Nevertheless, high-quality new or refurbished buildings in the West End continue to let, despite the current economic uncertainty, JLL says, which has spurred several new developments to start this quarter in the West End.
Prime rents for office property in the City are expected to remain stable into 2012, with JLL forecasting some growth in the second half. In the meantime, however, thanks to the migration of TMT sector companies from the West End, some areas in fringe City locations such as Farringdon, Old Street and Spitalfields are seeing good levels of demand, the firm says, and are experiencing continued rental growth driven by competition for the best office space.
JLL says take-up in the City totals 3.1m sq ft for the year to date, compared with 6.1m in 2010. While prime rents remained stable at £55 per sq ft for the fifth quarter in a row, high-quality ‘iconic’ buildings such as the Heron Tower have achieved rents of more than £60 per sq ft, the firm notes.
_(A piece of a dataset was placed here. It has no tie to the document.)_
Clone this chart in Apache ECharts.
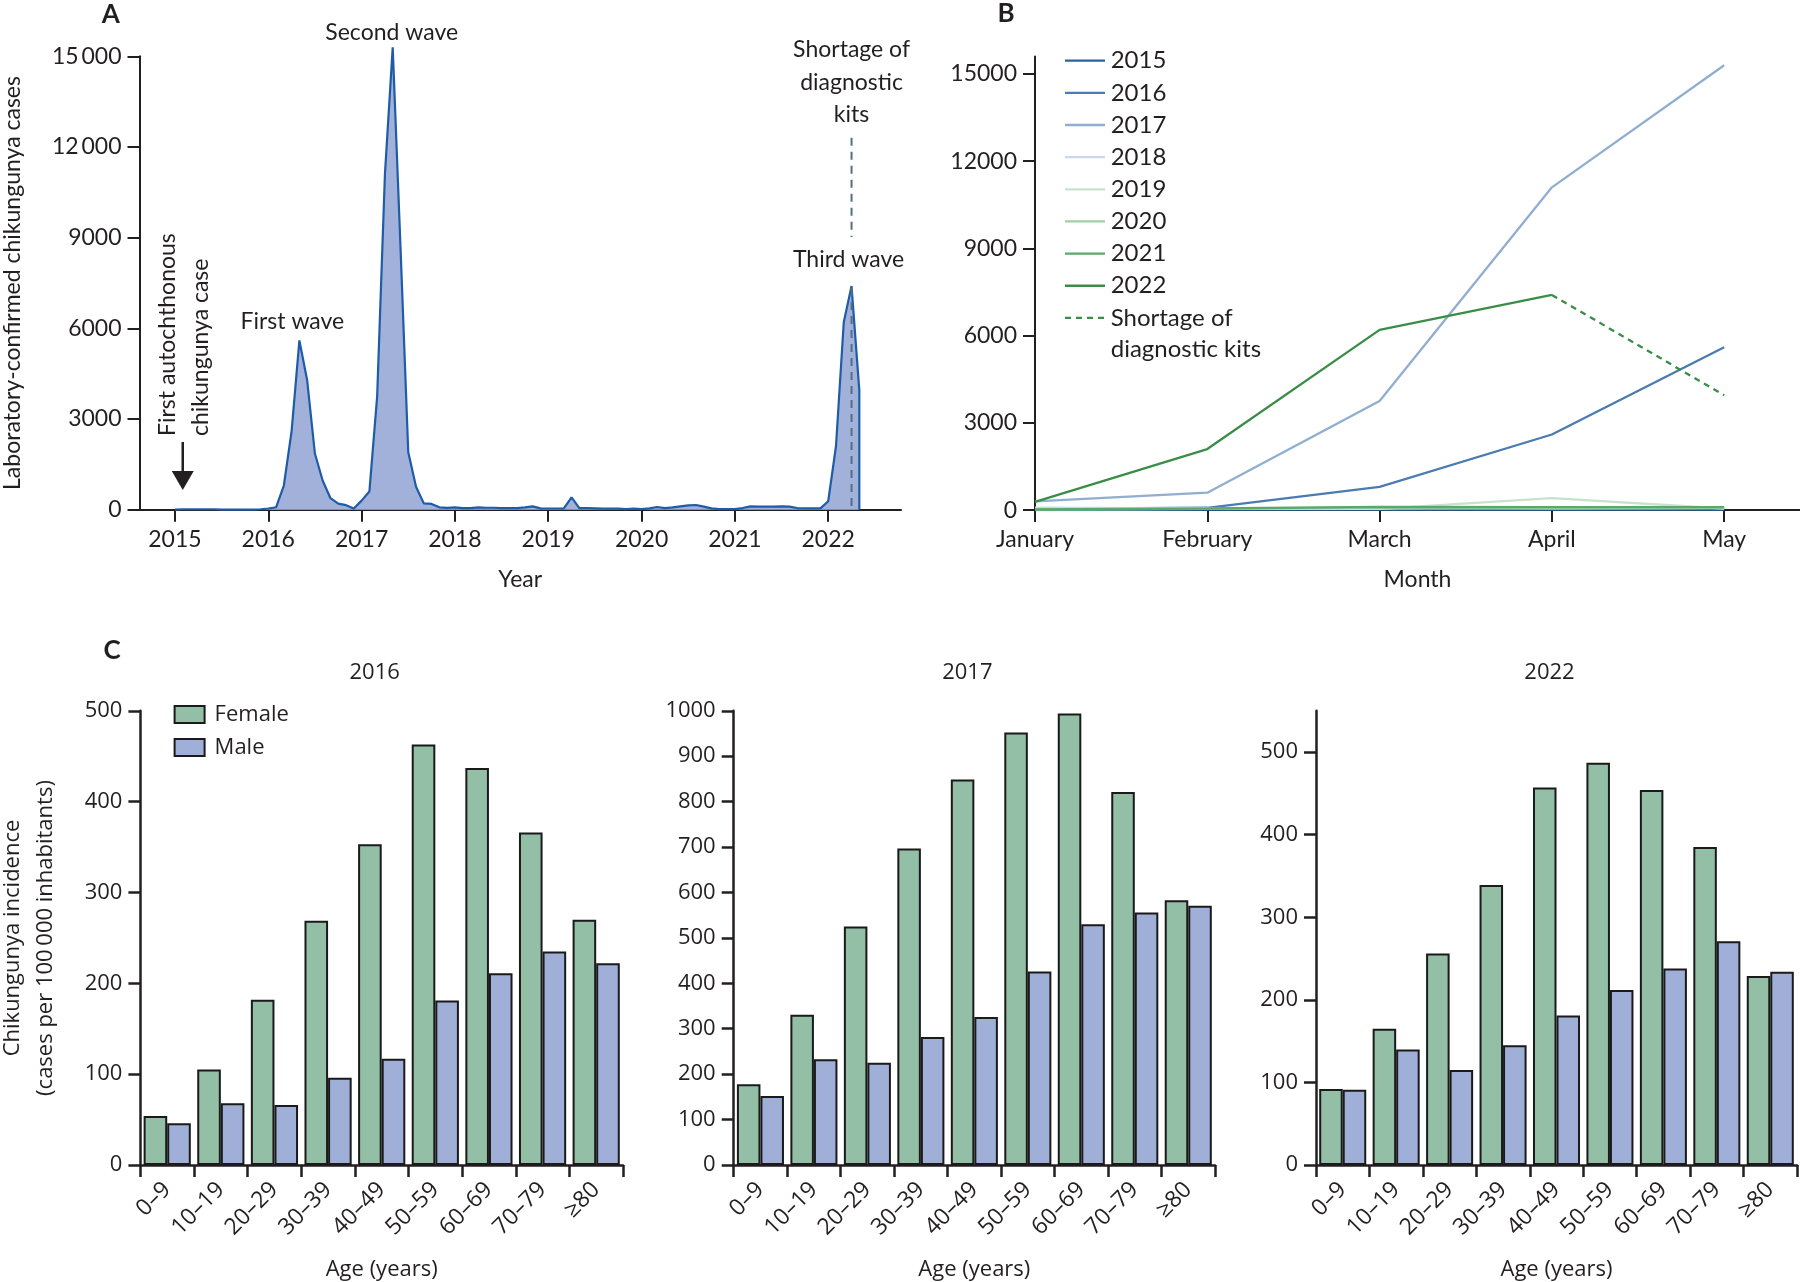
<!DOCTYPE html>
<html>
<head>
<meta charset="utf-8">
<script src="https://cdn.jsdelivr.net/npm/echarts@6/dist/echarts.min.js"></script>
<style>html,body{margin:0;padding:0;background:#fff}#c{width:1800px;height:1282px}</style>
</head>
<body>
<div id="c"></div>
<script>
// ---------- Panel A: monthly laboratory-confirmed cases (Jan..Dec) ----------
const yearsA = [2015, 2016, 2017, 2018, 2019, 2020, 2021, 2022];
const cases2015 = [0, 15, 15, 15, 15, 15, 5, 0, 0, 0, 5, 15];
const cases2016 = [40, 80, 800, 2600, 5600, 4280, 1850, 960, 380, 200, 150, 40];
const cases2017 = [300, 600, 3750, 11100, 15300, 8700, 1900, 760, 210, 190, 80, 60];
const cases2018 = [80, 55, 55, 75, 65, 65, 55, 55, 55, 75, 110, 45];
const cases2019 = [40, 40, 40, 410, 55, 55, 45, 33, 33, 33, 22, 33];
const cases2020 = [20, 45, 90, 55, 75, 110, 145, 155, 100, 45, 20, 20];
const cases2021 = [20, 55, 110, 100, 100, 100, 110, 100, 55, 45, 45, 45];
const cases2022 = [280, 2100, 6200, 7400, 3950];
const yearTicksA = [2015, 2016, 2017, 2018, 2019, 2020, 2021, 2022];
const yTicksA = [0, 3000, 6000, 9000, 12000, 15000];

// ---------- Panel B: Jan-May by year ----------
const months = ['January', 'February', 'March', 'April', 'May'];
const monthTicksB = [0, 1, 2, 3, 4];
const yTicksB = [0, 3000, 6000, 9000, 12000, 15000];
const seriesNamesB = ['2015', '2016', '2017', '2018', '2019', '2020', '2021', '2022'];
const colorsB = ['#2c62a0', '#4b7cb1', '#90aed0', '#c9d9eb', '#c7e3cb', '#9dd0a4', '#5aa968', '#3a8d47'];
const shortageName = 'Shortage of\ndiagnostic kits';

// ---------- Panel C: incidence per 100 000 by age ----------
const ageGroups = ['0–9', '10–19', '20–29', '30–39', '40–49', '50–59', '60–69', '70–79', '≥80'];
const female2016 = [54, 105, 182, 269, 353, 463, 437, 366, 270];
const male2016 = [46, 68, 66, 96, 117, 181, 211, 235, 222];
const female2017 = [178, 331, 525, 697, 849, 952, 994, 821, 583];
const male2017 = [152, 233, 225, 282, 326, 426, 530, 556, 571];
const female2022 = [92, 165, 256, 339, 457, 487, 454, 385, 229];
const male2022 = [91, 140, 115, 145, 181, 212, 238, 271, 234];
const yTicksC2016 = [0, 100, 200, 300, 400, 500];
const yTicksC2017 = [0, 100, 200, 300, 400, 500, 600, 700, 800, 900, 1000];
const yTicksC2022 = [0, 100, 200, 300, 400, 500];

const casesByYear = [cases2015, cases2016, cases2017, cases2018, cases2019, cases2020, cases2021, cases2022];

const FA = 'Lato, "Liberation Sans", sans-serif';
const FC = '"Open Sans", "Noto Sans", sans-serif';
const INK = '#231f20';

const chart = echarts.init(document.getElementById('c'), null, {renderer: 'canvas', width: 1800, height: 1282});

// Panel A data
const dataA = [];
yearsA.forEach((y, i) => casesByYear[i].forEach((v, m) => dataA.push([y + m / 12, v])));
const lastXA = dataA[dataA.length - 1][0];
dataA.push([lastXA, 0]); // close the area at the end of the record

const thin = v => (v >= 10000 ? String(v).replace(/(\d)(\d{3})$/, '$1\u2009$2') : String(v));

function axisLineStyle() { return {show: true, lineStyle: {color: INK, width: 2}}; }
function ticks(values, len) { return {show: true, length: len || 12, customValues: values, lineStyle: {color: INK, width: 2}}; }

const grids = [
  {left: 139.5, top: 56.3, width: 761.5, height: 453.4},
  {left: 1035, top: 56.5, width: 765, height: 453.6},
  {left: 140.4, top: 710.8, width: 482.6, height: 454.2},
  {left: 733.7, top: 710.8, width: 481.3, height: 454.2},
  {left: 1316, top: 710.8, width: 481, height: 454.2}
].map(g => Object.assign({containLabel: false, outerBoundsMode: 'none'}, g));

const xAxes = [
  {
    gridIndex: 0, type: 'value', min: 2014.62, max: 2022.78,
    axisLine: axisLineStyle(), splitLine: {show: false},
    axisTick: ticks(yearTicksA),
    axisLabel: {customValues: yearTicksA, formatter: v => String(Math.round(v)), fontSize: 23, fontFamily: FA, color: INK, margin: 18},
    name: 'Year', nameLocation: 'middle', nameGap: 58, nameTextStyle: {fontSize: 23, fontFamily: FA, color: INK}
  },
  {
    gridIndex: 1, type: 'value', min: 0, max: 4.44,
    axisLine: axisLineStyle(), splitLine: {show: false},
    axisTick: ticks(monthTicksB),
    axisLabel: {customValues: monthTicksB, formatter: v => months[Math.round(v)], fontSize: 23, fontFamily: FA, color: INK, margin: 18},
    name: 'Month', nameLocation: 'middle', nameGap: 58, nameTextStyle: {fontSize: 23, fontFamily: FA, color: INK}
  }
];
const yAxes = [
  {
    gridIndex: 0, type: 'value', min: 0, max: 15000, interval: 3000,
    axisLine: axisLineStyle(), splitLine: {show: false},
    axisTick: ticks(yTicksA),
    axisLabel: {customValues: yTicksA, formatter: thin, fontSize: 23, fontFamily: FA, color: INK, margin: 18},
    name: 'Laboratory-confirmed chikungunya cases', nameLocation: 'middle', nameGap: 115, nameRotate: 90,
    nameTextStyle: {fontSize: 23, fontFamily: FA, color: INK}
  },
  {
    gridIndex: 1, type: 'value', min: 0, max: 15600,
    axisLine: axisLineStyle(), splitLine: {show: false},
    axisTick: ticks(yTicksB),
    axisLabel: {customValues: yTicksB, formatter: v => String(v), fontSize: 23, fontFamily: FA, color: INK, margin: 18}
  }
];

const panelsC = [
  {f: female2016, m: male2016, max: 500, ticks: yTicksC2016, title: '2016'},
  {f: female2017, m: male2017, max: 1000, ticks: yTicksC2017, title: '2017'},
  {f: female2022, m: male2022, max: 550, ticks: yTicksC2022, title: '2022'}
];
panelsC.forEach((p, i) => {
  xAxes.push({
    gridIndex: 2 + i, type: 'category', data: ageGroups,
    axisLine: {show: true, lineStyle: {color: INK, width: 2.5}},
    axisTick: {show: true, length: 12, alignWithLabel: false, lineStyle: {color: INK, width: 2.5}},
    axisLabel: {rotate: 45, fontSize: 23, fontFamily: FC, color: INK, margin: 21, interval: 0},
    name: 'Age (years)', nameLocation: 'middle', nameGap: 94, nameTextStyle: {fontSize: 22, fontFamily: FC, color: INK}
  });
  yAxes.push({
    gridIndex: 2 + i, type: 'value', min: 0, max: p.max,
    axisLine: {show: true, lineStyle: {color: INK, width: 2.5}}, splitLine: {show: false},
    axisTick: {show: true, length: 12, customValues: p.ticks, lineStyle: {color: INK, width: 2.5}},
    axisLabel: {customValues: p.ticks, formatter: v => String(v), fontSize: 22, fontFamily: FC, color: INK, margin: 18}
  });
});

const series = [];
series.push({
  type: 'line', xAxisIndex: 0, yAxisIndex: 0, data: dataA, symbol: 'none', clip: false,
  lineStyle: {color: '#1f5ca8', width: 2.2}, areaStyle: {color: '#a2b1d9', opacity: 1}, z: 2
});
seriesNamesB.forEach((name, i) => {
  const vals = casesByYear[i].slice(0, 5);
  const pts = (name === '2022' ? vals.slice(0, 4) : vals).map((v, m) => [m, v]);
  series.push({
    type: 'line', name, xAxisIndex: 1, yAxisIndex: 1, data: pts, symbol: 'none',
    lineStyle: {color: colorsB[i], width: 2.3}, z: 3 + (i === 2 || i === 7 ? 2 : 0)
  });
});
series.push({
  type: 'line', name: shortageName, xAxisIndex: 1, yAxisIndex: 1,
  data: [[3, cases2022[3]], [4, cases2022[4]]], symbol: 'none',
  lineStyle: {color: colorsB[7], width: 2.3, type: [6, 5]}, z: 5
});
const femaleColor = '#93bfa6', maleColor = '#a0afd7';
panelsC.forEach((p, i) => {
  series.push({type: 'bar', name: 'Female', xAxisIndex: 2 + i, yAxisIndex: 2 + i, data: p.f,
    barGap: '0%', barCategoryGap: '12%', itemStyle: {color: femaleColor, borderColor: '#1a1a1a', borderWidth: 2}});
  series.push({type: 'bar', name: 'Male', xAxisIndex: 2 + i, yAxisIndex: 2 + i, data: p.m,
    barGap: '0%', barCategoryGap: '12%', itemStyle: {color: maleColor, borderColor: '#1a1a1a', borderWidth: 2}});
});

chart.setOption({
  animation: false,
  backgroundColor: '#ffffff',
  grid: grids,
  xAxis: xAxes,
  yAxis: yAxes,
  series,
  legend: {
    data: ['Female', 'Male'], left: 173.6, top: 703.5, orient: 'vertical', padding: 0,
    itemWidth: 30, itemHeight: 17, itemGap: 11, icon: 'rect',
    textStyle: {fontSize: 22, fontFamily: FC, color: INK, padding: [0, 0, 0, 5]}
  }
});

// ---------- annotations ----------
const px = (g, v) => chart.convertToPixel({gridIndex: g}, v);
const G = [];
function txt(text, x, y, opts) {
  const o = opts || {};
  G.push({type: 'text', x, y, rotation: o.rot || 0, z: 100,
    style: Object.assign({text, fill: INK, font: (o.font || ('23px ' + FA)),
      textAlign: o.align || 'center', align: o.align || 'center',
      textVerticalAlign: o.va || 'middle', verticalAlign: o.va || 'middle'}, o.extra || {})});
}
function seg(x1, y1, x2, y2, color, width, dash) {
  G.push({type: 'line', z: 100, shape: {x1, y1, x2, y2},
    style: {stroke: color, lineWidth: width, lineDash: dash || null}});
}
// panel letters
txt('A', 110.8, 14.5, {font: 'bold 26px ' + FA});
txt('B', 1006, 13.5, {font: 'bold 26px ' + FA});
txt('C', 112, 651, {font: 'bold 26px ' + FA});

const p1 = px(0, [2016 + 4 / 12, cases2016[4]]);
const p2 = px(0, [2017 + 4 / 12, cases2017[4]]);
const p3 = px(0, [2022 + 3 / 12, cases2022[3]]);
const base = px(0, [2022 + 3 / 12, 0]);
txt('First wave', p1[0] - 7, p1[1] - 19);
txt('Second wave', p2[0] - 1, p2[1] - 15);
txt('Third wave', p3[0] - 3, p3[1] - 26);
txt('Shortage of\ndiagnostic\nkits', p3[0], 82.3, {extra: {lineHeight: 32.5}});
seg(p3[0], 137.7, p3[0], 237, '#53707f', 2, [8, 6]);
seg(p3[0], p3[1] + 2, p3[0], base[1], '#53707f', 2, [8, 6]);
// first autochthonous case arrow
const pa = px(0, [2015 + 1 / 12, 0]);
seg(pa[0], 442, pa[0], 474, INK, 2.5);
G.push({type: 'polygon', z: 100, shape: {points: [[pa[0] - 11, 471], [pa[0] + 11, 471], [pa[0], 490]]}, style: {fill: INK}});
txt('First autochthonous', pa[0] - 15, 436, {rot: Math.PI / 2, align: 'left'});
txt('chikungunya case', pa[0] + 18, 436, {rot: Math.PI / 2, align: 'left'});

// panel B legend
const legendRows = seriesNamesB.concat([shortageName]);
legendRows.forEach((name, i) => {
  const y = 60.7 + i * 32.15;
  const isShort = i === seriesNamesB.length;
  seg(1065, y, 1105, y, colorsB[Math.min(i, 7)], 2.3, isShort ? [6, 5] : null);
  if (isShort) txt(name, 1110.7, y - 15.5, {align: 'left', va: 'top', font: '24px ' + FA, extra: {lineHeight: 31}});
  else txt(name, 1110.7, y, {align: 'left', font: '24px ' + FA});
});

// panel C titles + y title
panelsC.forEach((p, i) => {
  const g = grids[2 + i];
  txt(p.title, g.left + g.width / 2 - 7, 672.8, {font: '22px ' + FC});
});
txt('Chikungunya incidence', 12.3, 938, {rot: Math.PI / 2, font: '22px ' + FC});
txt('(cases per 100\u2009000 inhabitants)', 45.9, 938, {rot: Math.PI / 2, font: '22px ' + FC});

chart.setOption({graphic: G});
</script>
</body>
</html>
JLL says requirements in total have risen 5% to 10.2m sq ft but it notes that many occupiers are still very cautious, given the current economic environment.
In the West End, year-to-date take-up is 2.8m sq ft, compared with 3.7m sq ft in 2010, JLL notes, with prime rents remaining stable at £95 per sq ft. Rent-free periods are around 16 months for a 10-year term, it adds. The Grade A vacancy rate is currently running at just 2.4%, which is well below the long-term average of 3.1%. The overall West End vacancy rate is 4.5% compared with the long-term average of 5.9%.